→ **Directive**:
List each line of the data that holds the string "this".

→ **Source records**:
======

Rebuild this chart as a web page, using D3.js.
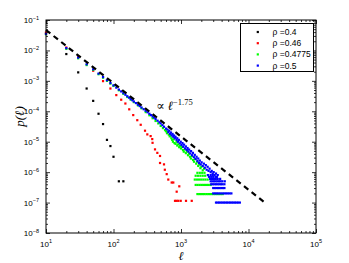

======

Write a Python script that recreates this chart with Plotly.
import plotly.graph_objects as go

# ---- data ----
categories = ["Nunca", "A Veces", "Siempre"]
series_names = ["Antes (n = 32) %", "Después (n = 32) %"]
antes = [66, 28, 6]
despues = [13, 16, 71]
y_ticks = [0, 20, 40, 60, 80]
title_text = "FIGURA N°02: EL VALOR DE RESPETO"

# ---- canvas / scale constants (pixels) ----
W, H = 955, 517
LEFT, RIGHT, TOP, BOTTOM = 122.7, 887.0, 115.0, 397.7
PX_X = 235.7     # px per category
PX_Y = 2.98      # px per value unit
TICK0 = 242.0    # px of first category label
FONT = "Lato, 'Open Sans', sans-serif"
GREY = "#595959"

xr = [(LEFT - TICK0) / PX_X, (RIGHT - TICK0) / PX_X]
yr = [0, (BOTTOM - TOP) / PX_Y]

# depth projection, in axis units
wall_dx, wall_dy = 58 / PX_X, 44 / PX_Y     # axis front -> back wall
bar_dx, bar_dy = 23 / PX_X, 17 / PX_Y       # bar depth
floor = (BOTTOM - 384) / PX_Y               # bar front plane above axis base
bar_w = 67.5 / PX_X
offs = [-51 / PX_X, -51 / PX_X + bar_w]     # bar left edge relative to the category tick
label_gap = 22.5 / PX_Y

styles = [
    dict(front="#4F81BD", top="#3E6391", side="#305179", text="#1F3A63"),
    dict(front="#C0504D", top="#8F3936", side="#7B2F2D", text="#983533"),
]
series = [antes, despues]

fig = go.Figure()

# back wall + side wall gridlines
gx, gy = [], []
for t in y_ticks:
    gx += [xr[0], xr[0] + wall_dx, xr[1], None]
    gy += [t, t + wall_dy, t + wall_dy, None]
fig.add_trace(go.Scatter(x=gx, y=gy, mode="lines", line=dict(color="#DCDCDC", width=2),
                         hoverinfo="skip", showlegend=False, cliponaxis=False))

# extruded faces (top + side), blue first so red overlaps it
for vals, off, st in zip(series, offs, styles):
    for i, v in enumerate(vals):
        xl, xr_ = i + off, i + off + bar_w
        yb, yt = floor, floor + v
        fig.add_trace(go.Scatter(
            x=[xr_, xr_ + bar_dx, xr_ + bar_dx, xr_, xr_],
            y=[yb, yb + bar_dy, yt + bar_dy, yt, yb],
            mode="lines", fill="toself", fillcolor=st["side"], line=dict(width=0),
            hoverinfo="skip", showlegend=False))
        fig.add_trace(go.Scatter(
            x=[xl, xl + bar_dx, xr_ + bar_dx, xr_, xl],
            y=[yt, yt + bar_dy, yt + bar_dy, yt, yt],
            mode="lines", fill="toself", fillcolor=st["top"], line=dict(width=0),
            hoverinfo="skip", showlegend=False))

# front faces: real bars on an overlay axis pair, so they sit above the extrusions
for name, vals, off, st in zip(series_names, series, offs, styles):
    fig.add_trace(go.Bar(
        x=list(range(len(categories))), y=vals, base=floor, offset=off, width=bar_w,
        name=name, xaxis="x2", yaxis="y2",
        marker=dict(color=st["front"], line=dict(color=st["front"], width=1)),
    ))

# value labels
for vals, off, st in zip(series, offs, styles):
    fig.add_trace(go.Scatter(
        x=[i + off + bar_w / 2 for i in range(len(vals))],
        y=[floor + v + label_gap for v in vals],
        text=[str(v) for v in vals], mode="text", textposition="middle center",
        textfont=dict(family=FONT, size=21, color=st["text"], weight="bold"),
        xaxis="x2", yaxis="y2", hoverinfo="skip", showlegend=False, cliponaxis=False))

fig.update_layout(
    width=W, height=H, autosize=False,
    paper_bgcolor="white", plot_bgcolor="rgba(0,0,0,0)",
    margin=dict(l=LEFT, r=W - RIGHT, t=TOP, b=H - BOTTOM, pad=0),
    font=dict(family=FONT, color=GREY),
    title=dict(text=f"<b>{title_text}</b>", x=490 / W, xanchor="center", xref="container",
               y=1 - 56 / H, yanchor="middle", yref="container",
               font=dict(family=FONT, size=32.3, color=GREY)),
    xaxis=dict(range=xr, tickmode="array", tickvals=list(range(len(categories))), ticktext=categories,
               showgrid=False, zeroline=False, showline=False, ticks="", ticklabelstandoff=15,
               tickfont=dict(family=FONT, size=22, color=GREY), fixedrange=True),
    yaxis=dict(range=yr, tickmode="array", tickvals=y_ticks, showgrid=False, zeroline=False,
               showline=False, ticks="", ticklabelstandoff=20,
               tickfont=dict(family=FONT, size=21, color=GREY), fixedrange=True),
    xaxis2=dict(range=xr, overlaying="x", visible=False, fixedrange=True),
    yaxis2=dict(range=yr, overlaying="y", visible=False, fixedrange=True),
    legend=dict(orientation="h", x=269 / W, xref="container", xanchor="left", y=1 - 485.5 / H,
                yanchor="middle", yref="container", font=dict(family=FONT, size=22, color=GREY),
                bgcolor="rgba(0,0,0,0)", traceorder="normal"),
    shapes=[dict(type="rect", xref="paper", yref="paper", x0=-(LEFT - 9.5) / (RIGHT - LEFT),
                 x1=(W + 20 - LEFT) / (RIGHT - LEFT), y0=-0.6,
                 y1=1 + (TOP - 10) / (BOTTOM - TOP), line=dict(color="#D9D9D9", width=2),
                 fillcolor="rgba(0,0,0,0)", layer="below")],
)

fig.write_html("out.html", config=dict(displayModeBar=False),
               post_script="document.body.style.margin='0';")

======

→ **The reply**:
Rebuild this chart as a web page, using D3.js.
Write a Python script that recreates this chart with Plotly.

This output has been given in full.